As the booming supply continues to overturn prices, pipeline companies have emerged as some of the most successful crude traders in North America.

Favoured by investors seeking steady income and low risk, pipeline groups - the toll-road operators of the energy market - traditionally make their money transporting crude for others. Today, some US and Canadian operators are scoring significant profits from buying and selling their own crude. A move which critics claim raises the possibility of a conflict with customers.

Pipeline groups, which own the transportation infrastructure needed to move oil to more expensive markets, have joined trading houses to exploit the arbitrage opportunities. This is particularly the case in North America, where a growing surfeit of inland crude faces bottlenecks getting to refineries and has left oil discounted by as much as US$ 50/bbl relative to global prices.

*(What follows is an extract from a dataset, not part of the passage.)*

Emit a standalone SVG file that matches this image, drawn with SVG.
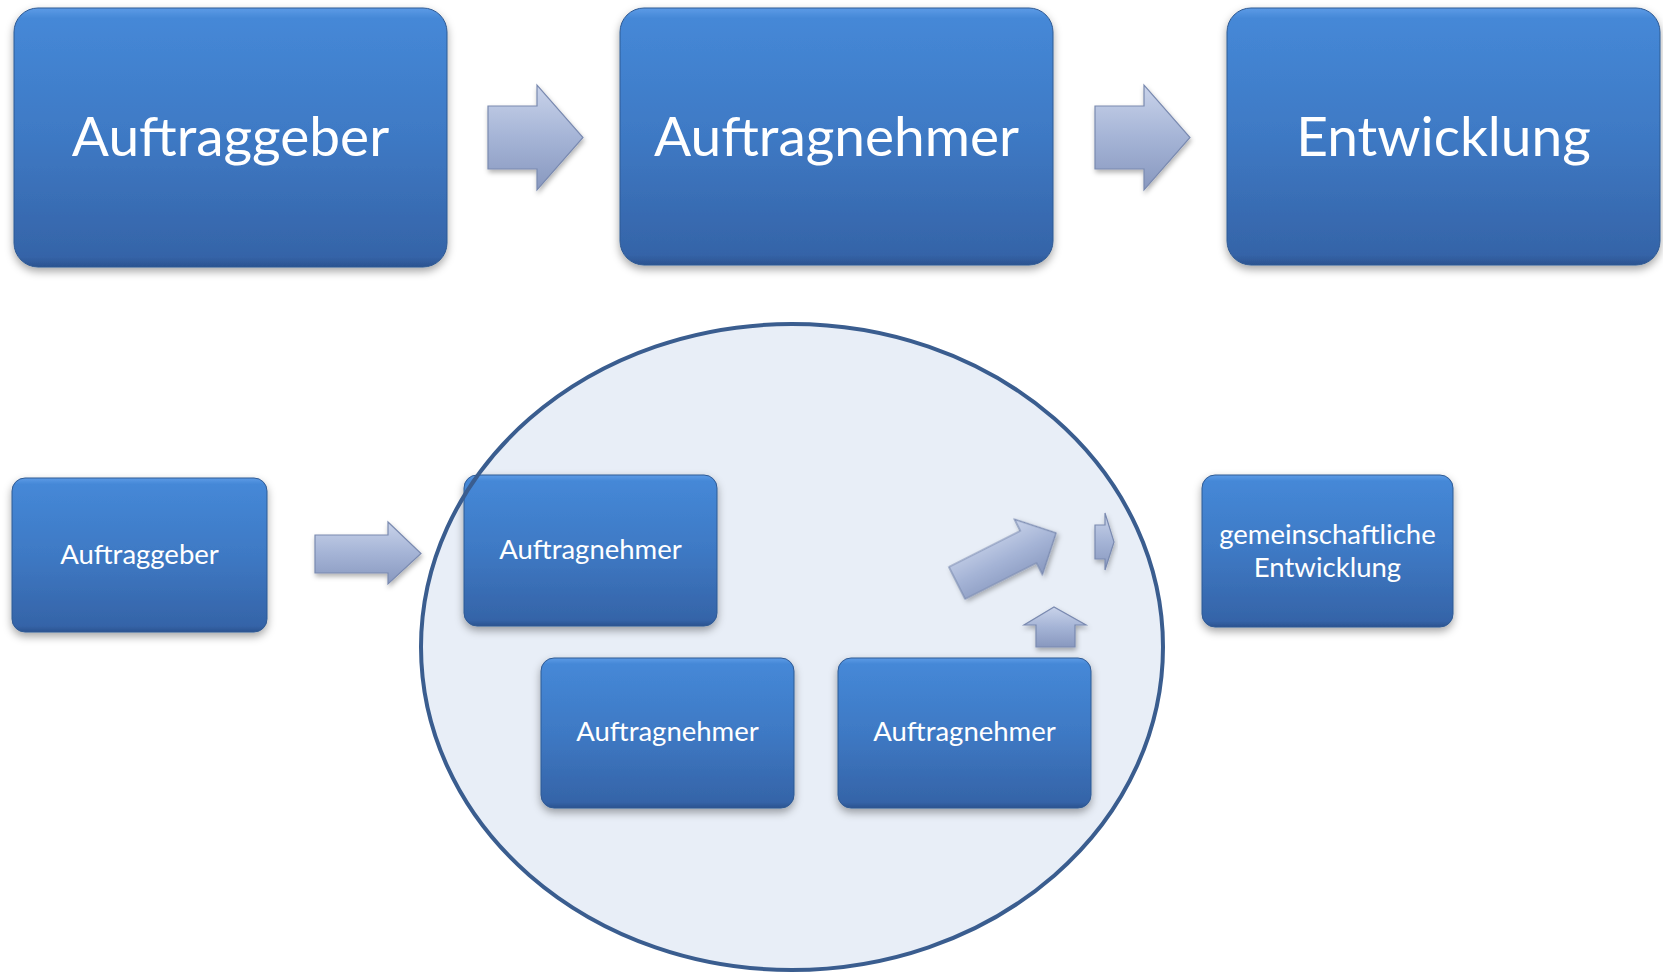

Profits rose 170% last year to US$ 647 million at the merchant segment of Plains All American Pipeline – a partnership with 16 000 miles of pipelines, hundreds of trucks and thousands of leased railcars – making it the biggest contributor to the company’s earnings before interest, tax, depreciation and amortisation of US$ 1.6 billion.

“Crude oil production increases in certain regions have exceeded local demand and existing infrastructure capabilities. [Our] assets and business model are favourably positioned to help balance certain over and undersupplied markets,” it said.

It is a similar story for Sunoco Logistics, which has 4900 miles of crude pipelines, which saw profit in a business that buys and sells oil soar 281% to US$ 137 million. Profit margins on the 663 000 bpd of crude it purchased, about 0.7% of global supply, trebled.

Profits more than doubled to Cdn$ 55 million (US$ 22.2 million) last year for the energy services team at Toronto-listed Enbridge, as it bought crude in cheap locations and moved it to hubs where prices were higher.

In comparison, the profits of Geneva-based oil traders were mostly up 20% year-on-year and a few were flat.

According to Richard Bird, Chief Financial Officer, locational arbitrage was the “single most important of the strategies in 2011”.

This was supported by Brad Olsen, Midstream Analyst at Tudor, Pickering, Holt, who said: “We’re probably in a multi-year cycle where guys are going to use their infrastructure assets to capture market arbitrage opportunities.”

As regulated pipelines are common carriers, this means they cannot discriminate among shippers including in-house trading groups. In some cases, the government sets tariff rates.

Still, some pipeline operators decline to trade oil. “We don’t compete with our customers,” said Mike Mears, Chief Executive at Magellan Midstream.